Shares in Middle Eastern hotel chain Action Hotels (LONAHCG) rose in early trading on Monday, after audited results showed significant progress in both earnings before tax and revenue.
The results for the year ended 31st December 2016 showed impressive year-on-year growth in key financial performance indicators, with revenue up 22 percent to $53.1 million and EBITDA up 16 percent to $18.5 million.
Action Hotels, who specialise in developing and running branded three and four-star hotels in the Middle East and Australia, saw the opening of three new hotels across three countries in 2016. The new openings took total operational room count at year end to 2,181, a 40 percent increase on 2015 and an increase of 117 percent on their IPO.
However, the company continued to post a net loss of $6.3 million, driven primarily by the impact of costs relating to pre-opening and financing, and the depreciation of new hotels.
Commenting on the results, Alain Debare, Chief Executive Officer of Action Hotels, said:
“We remain focused on driving performance at our operating hotels and our full year results reflect the solid performance of our mature hotel portfolio, as well as the encouraging success of our newest hotels as they gain traction in their respective markets.

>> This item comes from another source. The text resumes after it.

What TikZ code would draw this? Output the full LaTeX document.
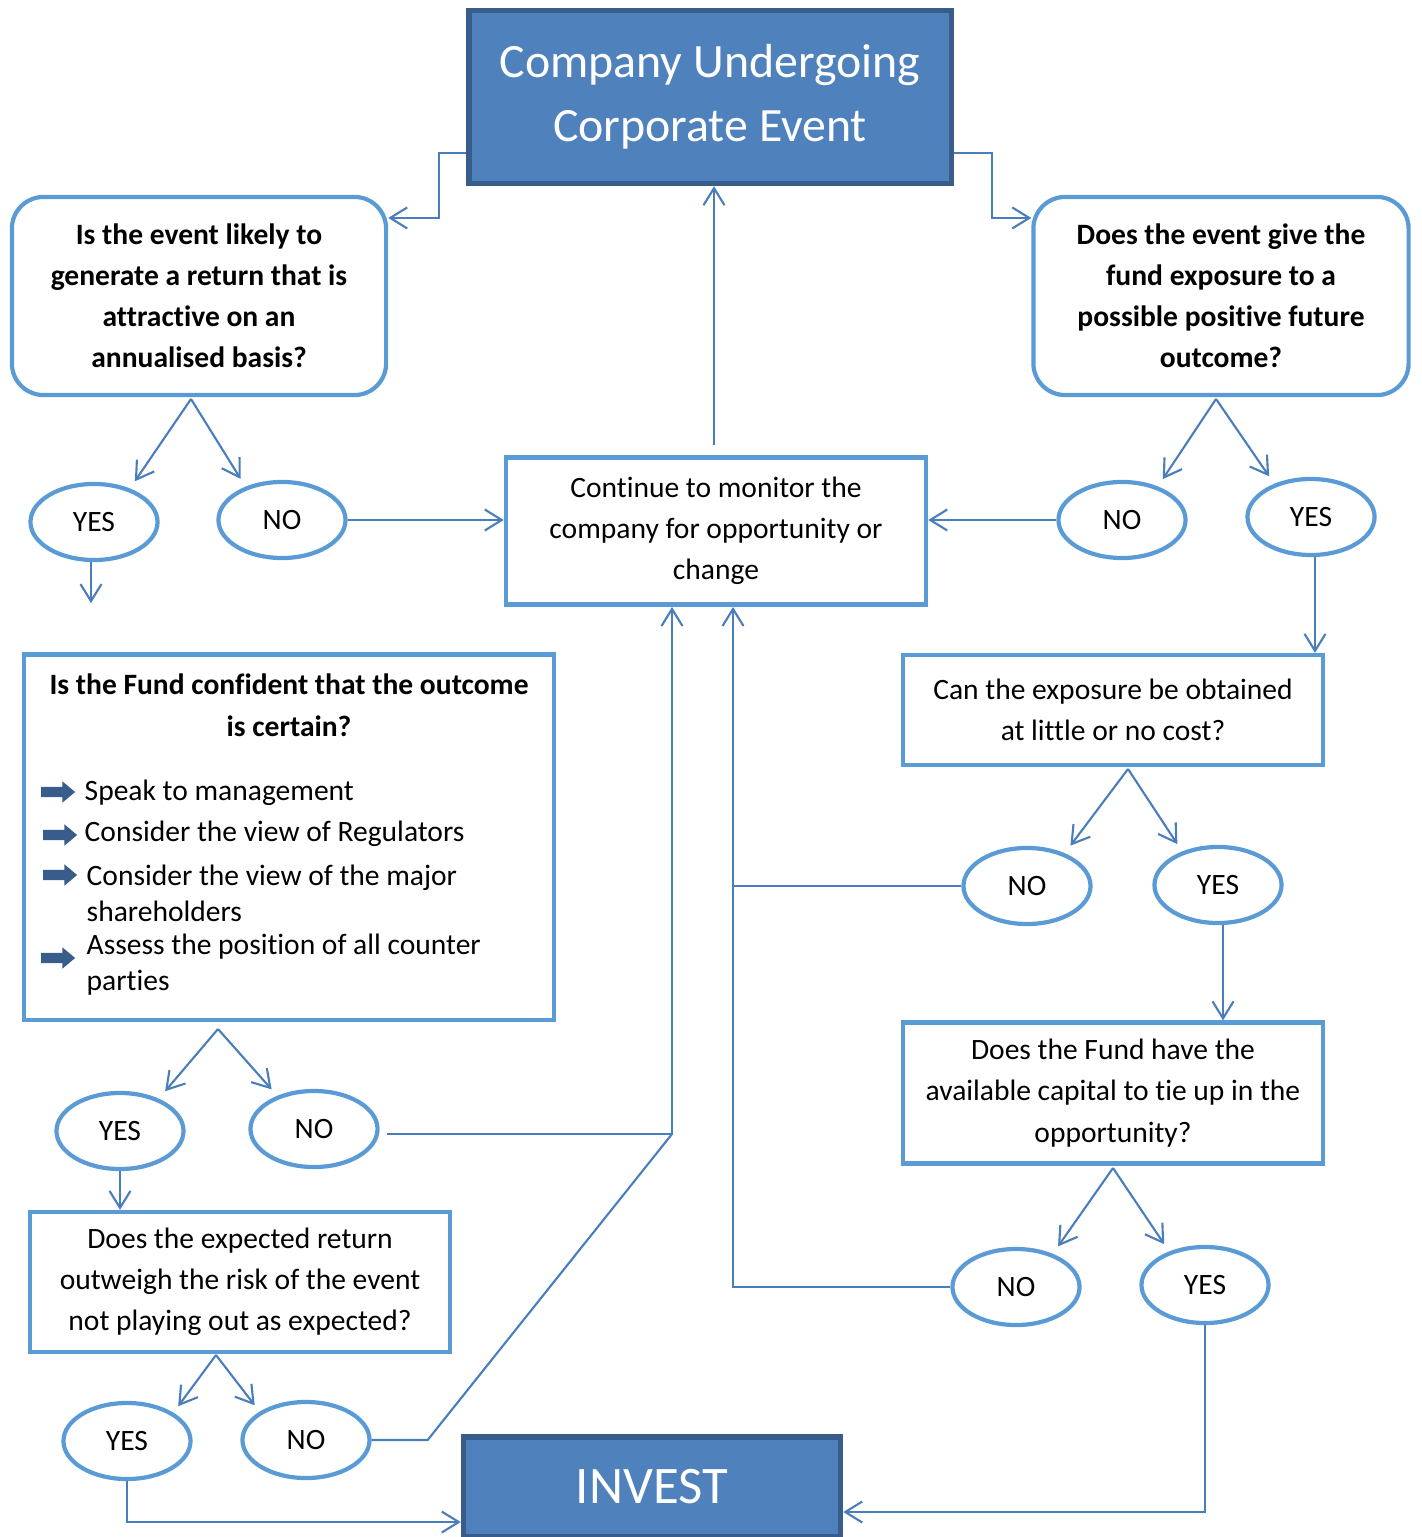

“We have a solid pipeline of hotels in development with the Company’s current expectation of 17 operating hotels by 2019.”
Last week the founder and chairman of Action Hotels, His Excellency Sheikh Mubarak A M Al Sabah, was presented with the Industry Pioneer award during the 2017 Arabian Hotel Investment Conference, held at Madinat Jumeirah in Dubai.
Shares in Action Hotels are currently up 1.03 percent at 37.38 (0835GMT).